— start —
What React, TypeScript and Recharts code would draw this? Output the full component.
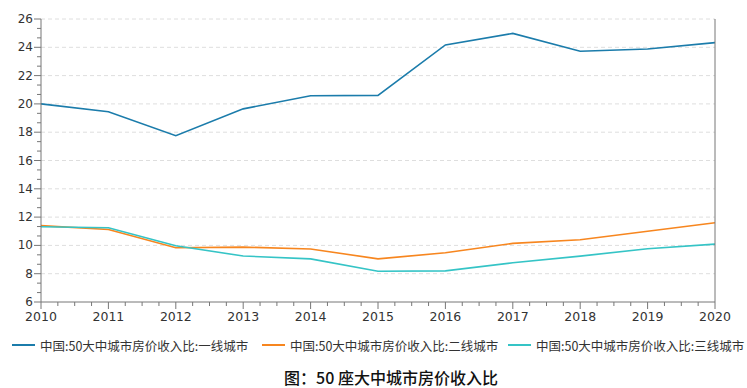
import React from "react";
import { LineChart, Line, XAxis, YAxis, ReferenceLine } from "recharts";

const years = [2010, 2011, 2012, 2013, 2014, 2015, 2016, 2017, 2018, 2019, 2020];
const tier1 = [20.0, 19.45, 17.75, 19.65, 20.58, 20.6, 24.17, 24.98, 23.72, 23.88, 24.33];
const tier2 = [11.4, 11.12, 9.83, 9.88, 9.75, 9.05, 9.48, 10.14, 10.4, 11.0, 11.6];
const tier3 = [11.32, 11.25, 9.97, 9.25, 9.05, 8.17, 8.2, 8.77, 9.24, 9.76, 10.09];
const seriesNames = [
  "中国:50大中城市房价收入比:一线城市",
  "中国:50大中城市房价收入比:二线城市",
  "中国:50大中城市房价收入比:三线城市",
];
const seriesColors = ["#1b7cab", "#f7861f", "#35c4c6"];
const yMajorTicks = [6, 8, 10, 12, 14, 16, 18, 20, 22, 24, 26];
const title = "图：50 座大中城市房价收入比";

const data = years.map((y, i) => ({ year: y, t1: tier1[i], t2: tier2[i], t3: tier3[i] }));

// minor tick positions (3 subdivisions per y step, 4 per year)
const yAllTicks: number[] = [];
for (let k = 0; k < yMajorTicks.length - 1; k++) {
  const a = yMajorTicks[k];
  const b = yMajorTicks[k + 1];
  for (let j = 0; j < 3; j++) yAllTicks.push(a + ((b - a) * j) / 3);
}
yAllTicks.push(yMajorTicks[yMajorTicks.length - 1]);

const xAllTicks: number[] = [];
for (let k = 0; k < years.length - 1; k++) {
  for (let j = 0; j < 4; j++) xAllTicks.push(years[k] + j / 4);
}
xAllTicks.push(years[years.length - 1]);

const isMajorY = (v: number) => yMajorTicks.some((m) => Math.abs(m - v) < 1e-6);
const isMajorX = (v: number) => years.some((m) => Math.abs(m - v) < 1e-6);

const AXIS = "#777";
const LABEL = "#333";
const FONT = "DejaVu Sans, Verdana, sans-serif";

const LeftTick = (props: any) => {
  const { x, y, payload } = props;
  const major = isMajorY(payload.value);
  const len = major ? 7 : 4;
  return (
    <g>
      <line x1={x - len} x2={x} y1={y} y2={y} stroke={AXIS} strokeWidth={1} />
      {major && (
        <text x={x - 8} y={y} dy={4} textAnchor="end" fontSize={12} fill={LABEL} fontFamily={FONT}>
          {payload.value}
        </text>
      )}
    </g>
  );
};

const RightTick = (props: any) => {
  const { x, y, payload } = props;
  const major = isMajorY(payload.value);
  const len = major ? 7 : 4;
  return (
    <g>
      <line x1={x} x2={x + len} y1={y} y2={y} stroke={AXIS} strokeWidth={1} />
      {major && (
        <text x={x + 8} y={y} dy={4} textAnchor="start" fontSize={12} fill={LABEL} fontFamily={FONT}>
          {payload.value}
        </text>
      )}
    </g>
  );
};

const BottomTick = (props: any) => {
  const { x, y, payload } = props;
  const major = isMajorX(payload.value);
  const len = major ? 7 : 4;
  return (
    <g>
      <line x1={x} x2={x} y1={y} y2={y + len} stroke={AXIS} strokeWidth={1} />
      {major && (
        <text x={x} y={y + 19} textAnchor="middle" fontSize={12.5} fill={LABEL} fontFamily={FONT}>
          {Math.round(payload.value)}
        </text>
      )}
    </g>
  );
};

const legendLefts = [12, 262, 508];

export default function App() {
  return (
    <div style={{ position: "absolute", left: 0, top: 0, width: 747, height: 388, background: "#fff" }}>
      <LineChart width={747} height={388} data={data} margin={{ top: 19, right: 0, left: 0, bottom: 0 }}>
        <XAxis
          dataKey="year"
          type="number"
          domain={[2010, 2020]}
          ticks={xAllTicks}
          interval={0}
          tickSize={0}
          tickMargin={0}
          tickLine={false}
          tick={<BottomTick />}
          height={86}
          stroke={AXIS}
          axisLine={{ stroke: AXIS }}
          allowDecimals
        />
        <YAxis
          yAxisId="left"
          domain={[6, 26]}
          ticks={yAllTicks}
          interval={0}
          tickSize={0}
          tickMargin={0}
          tickLine={false}
          tick={<LeftTick />}
          width={41}
          axisLine={{ stroke: AXIS }}
          allowDecimals
        />
        <YAxis
          yAxisId="right"
          orientation="right"
          domain={[6, 26]}
          ticks={yAllTicks}
          interval={0}
          tickSize={0}
          tickMargin={0}
          tickLine={false}
          tick={<RightTick />}
          width={32}
          axisLine={{ stroke: AXIS }}
          allowDecimals
        />
        {yMajorTicks.slice(1).map((v) => (
          <ReferenceLine key={v} yAxisId="left" y={v} stroke="#dedede" strokeDasharray="4 3" />
        ))}
        <Line yAxisId="left" type="linear" dataKey="t1" stroke={seriesColors[0]} strokeWidth={1.6} dot={false} isAnimationActive={false} />
        <Line yAxisId="left" type="linear" dataKey="t2" stroke={seriesColors[1]} strokeWidth={1.6} dot={false} isAnimationActive={false} />
        <Line yAxisId="left" type="linear" dataKey="t3" stroke={seriesColors[2]} strokeWidth={1.6} dot={false} isAnimationActive={false} />
      </LineChart>
      {seriesNames.map((name, i) => (
        <div
          key={name}
          style={{
            position: "absolute",
            left: legendLefts[i],
            top: 336,
            display: "flex",
            alignItems: "center",
            whiteSpace: "nowrap",
            fontFamily: "Noto Sans CJK SC, sans-serif",
            fontSize: 12.5,
            color: "#333",
            height: 18,
          }}
        >
          <span style={{ display: "inline-block", width: 23, height: 2, background: seriesColors[i], marginRight: 5 }} />
          <span>{name}</span>
        </div>
      ))}
      <div
        style={{
          position: "absolute",
          left: 0,
          width: 782,
          top: 366,
          textAlign: "center",
          fontFamily: "Noto Sans CJK SC, sans-serif",
          fontSize: 16,
          fontWeight: 500,
          color: "#111",
          lineHeight: "22px",
        }}
      >
        {title}
      </div>
    </div>
  );
}
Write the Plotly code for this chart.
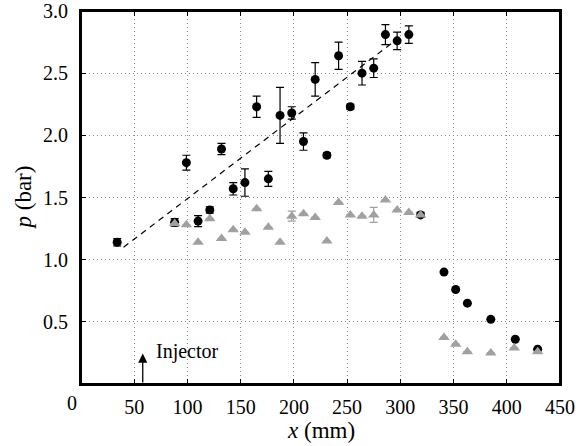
— end —
* [WORK TO BE COMPLETED]: Word for word, give again the lines from the first entry to the line with "XAxis, YAxis, ReferenceLine", inclusive. Exclude the pictures.

* [EXPECTED ANSWER]:
What React, TypeScript and Recharts code would draw this? Output the full component.
import React from "react";
import { LineChart, Line, XAxis, YAxis, ReferenceLine } from "recharts";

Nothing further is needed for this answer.